Information supplied start
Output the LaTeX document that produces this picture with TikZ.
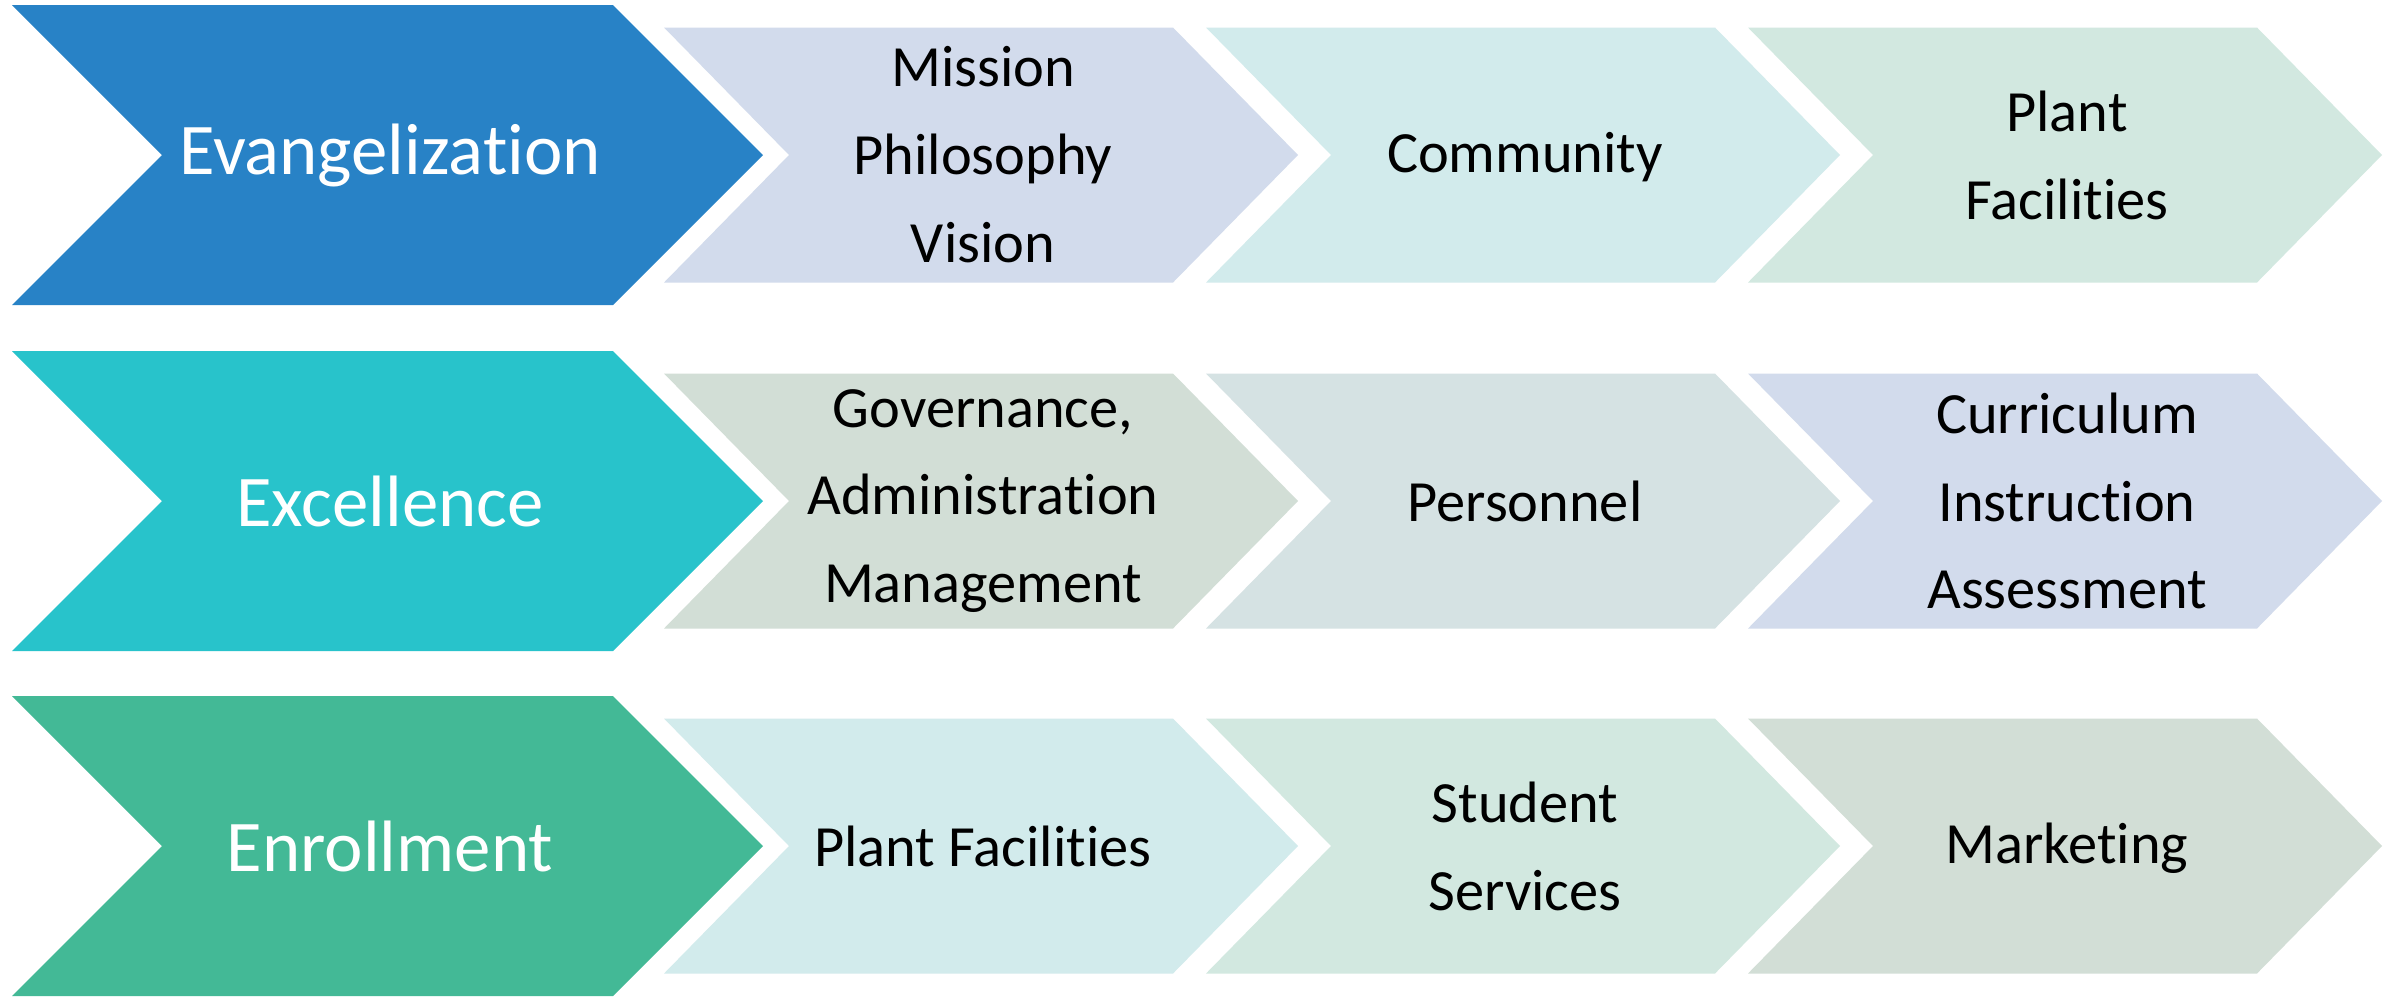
\documentclass[tikz,border=0pt]{standalone}
\usepackage{fontspec}
\setmainfont{Carlito}[Ligatures={NoCommon}]
\newcommand\Tsep{t\kern0pt i}
\definecolor{cEvang}{HTML}{2882C6}
\definecolor{cExcel}{HTML}{28C3CB}
\definecolor{cEnrol}{HTML}{43B996}
\definecolor{cLav}{HTML}{D2DBEC}
\definecolor{cAqua}{HTML}{D2EBEC}
\definecolor{cMint}{HTML}{D2E8E0}
\definecolor{cSage}{HTML}{D2DED6}
\definecolor{cGrey}{HTML}{D5E2E3}
\newcommand\chevshape[6]{%
  \fill[#6] (#1,#2-#4) -- (#1+#3-#5,#2-#4) -- (#1+#3,#2) -- (#1+#3-#5,#2+#4)
    -- (#1,#2+#4) -- (#1+#5,#2) -- cycle;}
\tikzset{
  bigtxt/.style={text=white, font=\fontsize{20.7}{25}\selectfont, inner sep=0pt},
  smalltxt/.style={text=black, font=\fontsize{16.6}{25}\selectfont, align=center, inner sep=0pt},
}
\begin{document}
\begin{tikzpicture}[x=0.01cm, y=-0.01cm]
\path[fill=white] (0,0) rectangle (2394,996);
\useasboundingbox (0,0) rectangle (2394,996);
% row 1
\chevshape{12}{155}{751}{150}{150}{cEvang}
\chevshape{664}{155}{634}{127.5}{125}{cLav}
\chevshape{1206}{155}{634}{127.5}{125}{cAqua}
\chevshape{1748}{155}{634}{127.5}{125}{cMint}
% row 2
\chevshape{12}{501}{751}{150}{150}{cExcel}
\chevshape{664}{501}{634}{127.5}{125}{cSage}
\chevshape{1206}{501}{634}{127.5}{125}{cGrey}
\chevshape{1748}{501}{634}{127.5}{125}{cLav}
% row 3
\chevshape{12}{846}{751}{150}{150}{cEnrol}
\chevshape{664}{846}{634}{127.5}{125}{cAqua}
\chevshape{1206}{846}{634}{127.5}{125}{cMint}
\chevshape{1748}{846}{634}{127.5}{125}{cSage}
% labels
\node[bigtxt] (evang) at (390,155) {Evangeliza\Tsep on};
\node[smalltxt] (mission) at (983,155) {Mission\\Philosophy\\Vision};
\node[smalltxt] (community) at (1525,157) {Community};
\node[smalltxt] (plant1) at (2067,155) {Plant\\Facili\Tsep es};
\node[bigtxt] (excel) at (390,501) {Excellence};
\node[smalltxt] (govern) at (983,501) {Governance,\\Administra\Tsep on\\Management};
\node[smalltxt] (personnel) at (1525,501) {Personnel};
\node[smalltxt] (curric) at (2067,501) {Curriculum\\Instruc\Tsep on\\Assessment};
\node[bigtxt] (enrol) at (390,846) {Enrollment};
\node[smalltxt] (plant3) at (983,846) {Plant Facili\Tsep es};
\node[smalltxt] (student) at (1525,846) {Student\\Services};
\node[smalltxt] (marketing) at (2067,848) {Marketing};
\end{tikzpicture}
\end{document}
Information supplied end
> **Job**: Write out the data precisely as given, excluding the pictures.

> **Output of the exercise**:
Output the LaTeX document that produces this picture with TikZ.
\documentclass[tikz,border=0pt]{standalone}
\usepackage{fontspec}
\setmainfont{Carlito}[Ligatures={NoCommon}]
\newcommand\Tsep{t\kern0pt i}
\definecolor{cEvang}{HTML}{2882C6}
\definecolor{cExcel}{HTML}{28C3CB}
\definecolor{cEnrol}{HTML}{43B996}
\definecolor{cLav}{HTML}{D2DBEC}
\definecolor{cAqua}{HTML}{D2EBEC}
\definecolor{cMint}{HTML}{D2E8E0}
\definecolor{cSage}{HTML}{D2DED6}
\definecolor{cGrey}{HTML}{D5E2E3}
\newcommand\chevshape[6]{%
  \fill[#6] (#1,#2-#4) -- (#1+#3-#5,#2-#4) -- (#1+#3,#2) -- (#1+#3-#5,#2+#4)
    -- (#1,#2+#4) -- (#1+#5,#2) -- cycle;}
\tikzset{
  bigtxt/.style={text=white, font=\fontsize{20.7}{25}\selectfont, inner sep=0pt},
  smalltxt/.style={text=black, font=\fontsize{16.6}{25}\selectfont, align=center, inner sep=0pt},
}
\begin{document}
\begin{tikzpicture}[x=0.01cm, y=-0.01cm]
\path[fill=white] (0,0) rectangle (2394,996);
\useasboundingbox (0,0) rectangle (2394,996);
% row 1
\chevshape{12}{155}{751}{150}{150}{cEvang}
\chevshape{664}{155}{634}{127.5}{125}{cLav}
\chevshape{1206}{155}{634}{127.5}{125}{cAqua}
\chevshape{1748}{155}{634}{127.5}{125}{cMint}
% row 2
\chevshape{12}{501}{751}{150}{150}{cExcel}
\chevshape{664}{501}{634}{127.5}{125}{cSage}
\chevshape{1206}{501}{634}{127.5}{125}{cGrey}
\chevshape{1748}{501}{634}{127.5}{125}{cLav}
% row 3
\chevshape{12}{846}{751}{150}{150}{cEnrol}
\chevshape{664}{846}{634}{127.5}{125}{cAqua}
\chevshape{1206}{846}{634}{127.5}{125}{cMint}
\chevshape{1748}{846}{634}{127.5}{125}{cSage}
% labels
\node[bigtxt] (evang) at (390,155) {Evangeliza\Tsep on};
\node[smalltxt] (mission) at (983,155) {Mission\\Philosophy\\Vision};
\node[smalltxt] (community) at (1525,157) {Community};
\node[smalltxt] (plant1) at (2067,155) {Plant\\Facili\Tsep es};
\node[bigtxt] (excel) at (390,501) {Excellence};
\node[smalltxt] (govern) at (983,501) {Governance,\\Administra\Tsep on\\Management};
\node[smalltxt] (personnel) at (1525,501) {Personnel};
\node[smalltxt] (curric) at (2067,501) {Curriculum\\Instruc\Tsep on\\Assessment};
\node[bigtxt] (enrol) at (390,846) {Enrollment};
\node[smalltxt] (plant3) at (983,846) {Plant Facili\Tsep es};
\node[smalltxt] (student) at (1525,846) {Student\\Services};
\node[smalltxt] (marketing) at (2067,848) {Marketing};
\end{tikzpicture}
\end{document}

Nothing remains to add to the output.